Uno degli effetti dell’emergenza sanitaria è l’aumento a dismisura degli insoluti: si stima che oscillerà attorno al 60% la percentuale di fatture non pagate alle piccole imprese, dato che si aggiunge al ben noto problema del calo del fatturato.
In molti casi questi mancati pagamenti sono giustificati da effettive e gravi difficoltà, ma ci sono anche coloro che approfittano della situazione, nascondendo dietro l’emergenza la volontà di non pagare i propri fornitori.
“Quella degli insoluti – dice Alberto Papotti, segretario provinciale di CNA Modena – è una brutta abitudine italiana che oggi diventa particolarmente grave. In questa situazione, però, le iniziative di moral suasion, ricordiamo ad esempio le imprese che aderiscono volontariamente al circuito alimentato sui social #iopagoifornitori, non bastano più. Serve una stretta anche legislativa di fronte a comportamenti che non possono essere giustificati da una lettera scritta in un bell’italiano forbito ad anticipare la sospensione dei pagamenti. Perché con queste lettere, che ormai abbondano sulle scrivanie degli imprenditori, non si pagano né i dipendenti, né le bollette. È necessario verificare l’effettiva situazione di difficoltà finanziaria e punire i furbetti di turno”.
Il modo, secondo CNA, c’è. Verificare il bilancio precedente per valutare lo stato di salute dell’azienda che non paga, quindi analizzare la sussistenza dell’effettiva difficoltà finanziaria valutando il rapporto tra fatture emesse e crediti; quando questo rapporto si muove oltre parametri definiti, si possono prevedere sanzioni da utilizzare per alimentare un fondo con il quale sostenere la liquidità aziendale. “Lo Stato ha i sistemi per valutare queste condizioni che, al di là della loro funzione punitiva, possono contribuire a costruire una cultura della correttezza commerciale”.
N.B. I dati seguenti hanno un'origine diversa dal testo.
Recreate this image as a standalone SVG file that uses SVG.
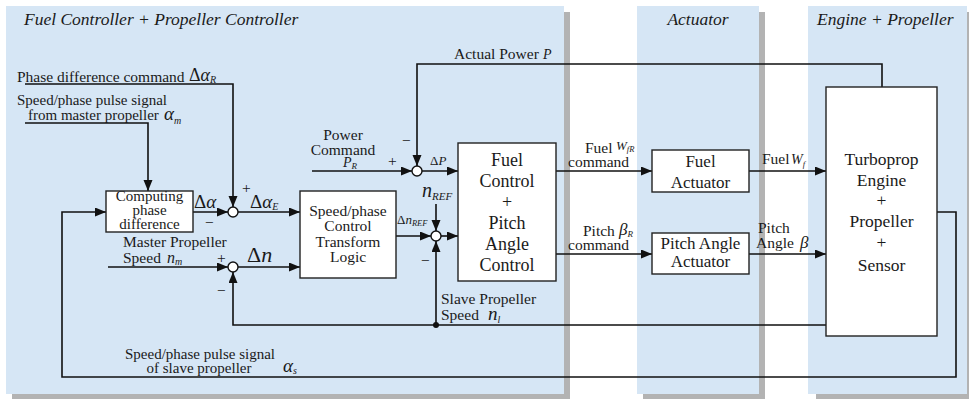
<svg xmlns="http://www.w3.org/2000/svg" width="969" height="399" viewBox="0 0 969 399" font-size="15.5">
<style>
.t{font-family:"Liberation Serif","Times New Roman",serif;fill:#1a1a1a}
.ti{font-style:italic}
.i{font-style:italic}
.c{text-anchor:middle}
.bx{fill:#fff;stroke:#222;stroke-width:1.4}
.pn{fill:#d6e6f5}
.sh{fill:#b3b3b3}
.ar{fill:none;stroke:#111;stroke-width:1.6;marker-end:url(#ah)}
.sj{fill:#fff;stroke:#111;stroke-width:1.4}
</style>
<defs>
<marker id="ah" markerUnits="userSpaceOnUse" markerWidth="12" markerHeight="10" refX="11" refY="4.5" orient="auto">
<path d="M0,0 L11,4.5 L0,9 z" fill="#111"/>
</marker>
</defs>
<rect width="969" height="399" fill="#fff"/>
<g id="panels">
<rect class="sh" x="12" y="12" width="558" height="388"/>
<rect class="pn" x="6" y="6" width="558" height="388"/>
<rect class="sh" x="643" y="12" width="122" height="387"/>
<rect class="pn" x="637" y="6" width="122" height="388"/>
<rect class="sh" x="816" y="12" width="160" height="387"/>
<rect class="pn" x="808" y="6" width="159" height="388"/>
<text class="t ti" x="24" y="25" font-size="17.5">Fuel Controller + Propeller Controller</text>
<text class="t ti c" x="698" y="25" font-size="17.5">Actuator</text>
<text class="t ti" x="817" y="25" font-size="17.5">Engine + Propeller</text>
</g>
<g id="connectors">
<path class="ar" d="M937,212 H956 V377 H62 V212 H106"/>
<path class="ar" d="M826,325 H233 V272"/>
<path class="ar" d="M436,325 V241"/>
<circle cx="436" cy="325" r="3" fill="#111"/>
<path class="ar" d="M882,87 V64 H417 V166"/>
<path class="ar" d="M25,84 H233 V207"/>
<path class="ar" d="M25,123 H148 V191"/>
<path class="ar" d="M312,171 H412"/>
<path class="ar" d="M422,171 H458"/>
<path class="ar" d="M108,267 H228"/>
<path class="ar" d="M238,267 H300"/>
<path class="ar" d="M193,212 H228"/>
<path class="ar" d="M238,212 H300"/>
<path class="ar" d="M436,204 V231"/>
<path class="ar" d="M396,236 H431"/>
<path class="ar" d="M441,236 H458"/>
<path class="ar" d="M556,171 H652"/>
<path class="ar" d="M556,254 H652"/>
<path class="ar" d="M749,171 H826"/>
<path class="ar" d="M749,254 H826"/>
</g>
<g id="labels">
<text class="t" x="17" y="82">Phase difference command</text>
<text class="t" x="189" y="81" font-size="18">Δ<tspan class="i">α</tspan><tspan class="i" font-size="10" dy="2">R</tspan></text>
<text class="t" x="17" y="105" font-size="15">Speed/phase pulse signal</text>
<text class="t" x="28" y="120" font-size="15">from master propeller</text>
<text class="t i" x="164" y="120" font-size="19">α<tspan font-size="10" dy="4">m</tspan></text>
<text class="t" x="194" y="208" font-size="19">Δ<tspan class="i">α</tspan></text>
<text class="t" x="205" y="228">−</text>
<text class="t" x="242" y="193">+</text>
<text class="t" x="250" y="208" font-size="19">Δ<tspan class="i">α</tspan><tspan class="i" font-size="10" dy="2">E</tspan></text>
<text class="t" x="123" y="247">Master Propeller</text>
<text class="t" x="123" y="263">Speed</text>
<text class="t i" x="167" y="263" font-size="16">n<tspan font-size="10" dy="2">m</tspan></text>
<text class="t" x="217" y="263">+</text>
<text class="t" x="247" y="262" font-size="22">Δ<tspan class="i">n</tspan></text>
<text class="t" x="217" y="296">−</text>
<text class="t c" x="200" y="359" font-size="15">Speed/phase pulse signal</text>
<text class="t c" x="199" y="373" font-size="15">of slave propeller</text>
<text class="t i" x="283" y="372" font-size="19">α<tspan font-size="10" dy="2">s</tspan></text>
<text class="t" x="454" y="59">Actual Power</text>
<text class="t i" x="543" y="59" font-size="14">P</text>
<text class="t c" x="343" y="140">Power</text>
<text class="t c" x="343" y="155">Command</text>
<text class="t i" x="343" y="167" font-size="14">P<tspan font-size="9" dy="2">R</tspan></text>
<text class="t" x="388" y="166">+</text>
<text class="t" x="402" y="146">−</text>
<text class="t" x="430" y="165" font-size="13">Δ<tspan class="i">P</tspan></text>
<text class="t i" x="422" y="197" font-size="20">n<tspan font-size="11" dy="3">REF</tspan></text>
<text class="t" x="397" y="224" font-size="13">Δ<tspan class="i">n</tspan><tspan class="i" font-size="8.5" dy="2">REF</tspan></text>
<text class="t" x="421" y="266">−</text>
<text class="t" x="441" y="304">Slave Propeller</text>
<text class="t" x="441" y="320">Speed</text>
<text class="t i" x="488" y="320" font-size="19">n<tspan font-size="10" dy="3">l</tspan></text>
<text class="t" x="585" y="153">Fuel</text>
<text class="t i" x="616" y="150" font-size="13">W<tspan font-size="8.5" dy="2">fR</tspan></text>
<text class="t" x="568" y="167">command</text>
<text class="t" x="583" y="236">Pitch</text>
<text class="t i" x="619" y="235" font-size="17">β<tspan font-size="9" dy="2">R</tspan></text>
<text class="t" x="568" y="250">command</text>
<text class="t" x="762" y="164">Fuel</text>
<text class="t i" x="791" y="164" font-size="14">W<tspan font-size="8.5" dy="3">f</tspan></text>
<text class="t" x="758" y="233">Pitch</text>
<text class="t" x="756" y="248">Angle</text>
<text class="t i" x="800" y="248" font-size="17">β</text>
</g>
<g id="computing">
<rect class="bx" x="106" y="191" width="87" height="41"/>
<text class="t c" x="149.5" y="201" font-size="15">Computing</text>
<text class="t c" x="149.5" y="215" font-size="15">phase</text>
<text class="t c" x="149.5" y="229" font-size="15">difference</text>
</g>
<g id="sum1"><circle class="sj" cx="233" cy="212" r="5"/></g>
<g id="sum2"><circle class="sj" cx="233" cy="267" r="5"/></g>
<g id="sum3"><circle class="sj" cx="417" cy="171" r="5"/></g>
<g id="sum4"><circle class="sj" cx="436" cy="236" r="5"/></g>
<g id="transform">
<rect class="bx" x="300" y="191" width="96" height="87"/>
<text class="t c" x="348" y="216">Speed/phase</text>
<text class="t c" x="348" y="231">Control</text>
<text class="t c" x="348" y="247">Transform</text>
<text class="t c" x="348" y="262">Logic</text>
</g>
<g id="fuelcontrol">
<rect class="bx" x="458" y="143" width="98" height="138"/>
<text class="t c" x="507" y="166" font-size="18">Fuel</text>
<text class="t c" x="507" y="187" font-size="18">Control</text>
<text class="t c" x="507" y="208" font-size="18">+</text>
<text class="t c" x="507" y="229" font-size="18">Pitch</text>
<text class="t c" x="507" y="250" font-size="18">Angle</text>
<text class="t c" x="507" y="271" font-size="18">Control</text>
</g>
<g id="fuelactuator">
<rect class="bx" x="652" y="150" width="97" height="42"/>
<text class="t c" x="700.5" y="167" font-size="17">Fuel</text>
<text class="t c" x="700.5" y="188" font-size="17">Actuator</text>
</g>
<g id="pitchactuator">
<rect class="bx" x="652" y="233" width="97" height="41"/>
<text class="t c" x="700.5" y="249" font-size="17">Pitch Angle</text>
<text class="t c" x="700.5" y="267" font-size="17">Actuator</text>
</g>
<g id="engine">
<rect class="bx" x="826" y="87" width="111" height="249"/>
<text class="t c" x="881.5" y="165" font-size="17.5">Turboprop</text>
<text class="t c" x="881.5" y="186" font-size="17.5">Engine</text>
<text class="t c" x="881.5" y="206" font-size="17.5">+</text>
<text class="t c" x="881.5" y="227" font-size="17.5">Propeller</text>
<text class="t c" x="881.5" y="248" font-size="17.5">+</text>
<text class="t c" x="881.5" y="271" font-size="17.5">Sensor</text>
</g>
</svg>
“Per quanto ci riguarda, faremo di tutto per monitorare il problema e diffondere questa cultura, innanzitutto aderendo a movimento spontaneo #iopagoifornitori e promuovendolo tra i nostri associati. Ma anche questo non basta: serve che tutto il sistema creditizio entri in campo per garantire anche ai piccoli imprenditori la liquidità necessaria a gestire i flussi di cassa dell’impresa, compresi quelli che hanno rating con qualche problematicità. Perché il rischio è innescare una valanga che si ripercuoterebbe sulle stesse banche”.